Hockey legend Don Cherry holds a bobble-head doll in his likeness after chatting with the Calgary Sun's Ian Busby in Calgary on Friday February 18, 2011.



TORONTO - Concerned controversy may take away from "a special day," Don Cherry has declined an honorary degree from the Royal Military College.

"I can't accept the degree and I won't attend the convocation," Cherry said in an interview Friday about the Nov. 17 ceremony in Kingston, Ont. "I am sad because I was really looking forward to spending time with the 800 cadets."

It is because of French Professor Catherine Lord's complaints that the legendary hockey coach and commentator won't be there.

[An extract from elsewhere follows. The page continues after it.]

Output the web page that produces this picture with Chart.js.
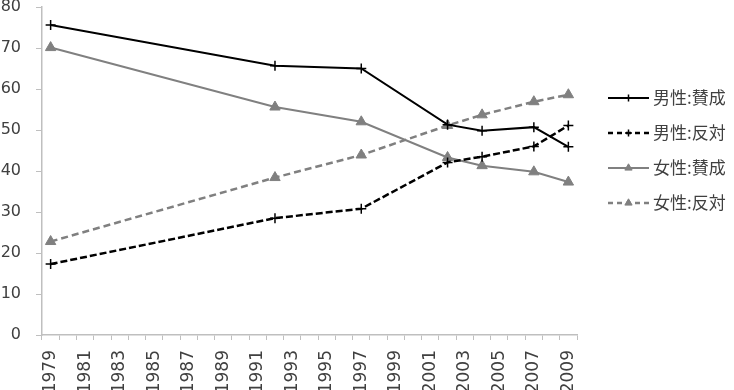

"On many occasions he publicly expressed his contempt for many groups of the Canadian population, notably for the French-speaking Canadians, for the (lesbian, gay, bisexual and transgender) community and for the immigrants," Lord wrote in an open letter.

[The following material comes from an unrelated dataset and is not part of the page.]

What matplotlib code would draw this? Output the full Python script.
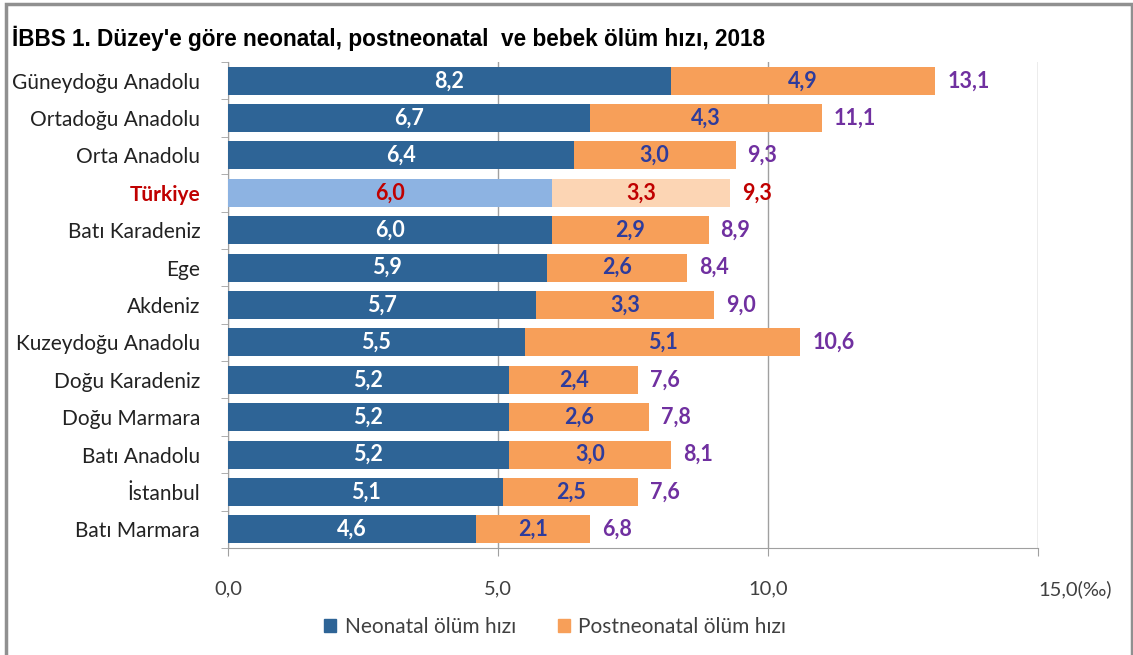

"What message will RMC send, in celebrating Don Cherry, to the students coming from these groups? And what will the Canadian people remember from RMC, as a serious and prestigious institution?"

As well, the RMC faculty board passed a resolution of "dissatisfaction" about the 77-year-old receiving the degree.

The institution, however, stands behind its decision to grant Cherry the degree.

"For more than two decades, Don Cherry has been a stalwart public supporter of the members of the Canadian Forces and their families," said spokesman Capt. Cynthia Kent.

"Through his public appearances, he has continually drawn attention to the work and sacrifices of Canadian Forces members, along with the contributions of military families. In Canada and overseas, he has visited Canadian Forces personnel to boost their morale with both his entertaining personality and his heartfelt appreciation for their sacrifice."

Kent also noted Cherry's charity work, including organ donor awareness his paediatric and hospice care facility for children, the Darling Home for Kids
Cherry is from Kingtson and has a long history with the college. His mother worked there, as did his grandfather, Richard Palamountain, who then enlisted with the Canadian Expeditionary Force where he fought and was wounded at Vimy Ridge in 1917.

Palamountain returned back to the college as an employee following the war for 17 years until his death.

Cherry also has a long resume of honorary awards from Canada's military and men and women in uniform. He received the Canadian Forces Medallion for Distinguished Service, and was made an honorary lifetime member of the Royal Canadian Legion, an honorary member of the Princess Patricia's Canadian Light Infantry, the Royal Canadian Horse Artillery and an honorary membership in the Ontario Association of Police.

He said he was very proud to be bestowed this latest honorary degree but in light of the letter and public spectacle, he did not want to distract attention from the two others who were also honoured - the late RMC teacher Brig.-Gen. John (Jack) Cadieux and military veteran Lt.-Col. John Desmond Gibson.

"I wouldn't want anything to take that moment away from those families," Cherry said. "The day should be a positive."

Cherry visited the Quebec City Royal 22e Regiment, nicknamed the Van Doos, in Afghanistan last Christmas.

"All I know is I went to Afghanistan to spend last Christmas with the Van Doos and they didn't seem to mind me," joked Cherry. "They treated me so well and I have to tell you I was sure proud of them."

With the help of the regiment, he fired an artillery shell on which he wrote "To the Taliban: Bon Chance" to which he later joked to the troops, "I think I spelled it wrong (it should have been 'bonne') but they got the idea."

Being with the Van Doos "was by far the greatest thing I have ever done in my life and the greatest thing I will ever do," he added.

However he did point one thing missing from the trip.

"When I was in Afghanistan in all the bases I visited I didn't see Catherine Lord there anywhere," Cherry said.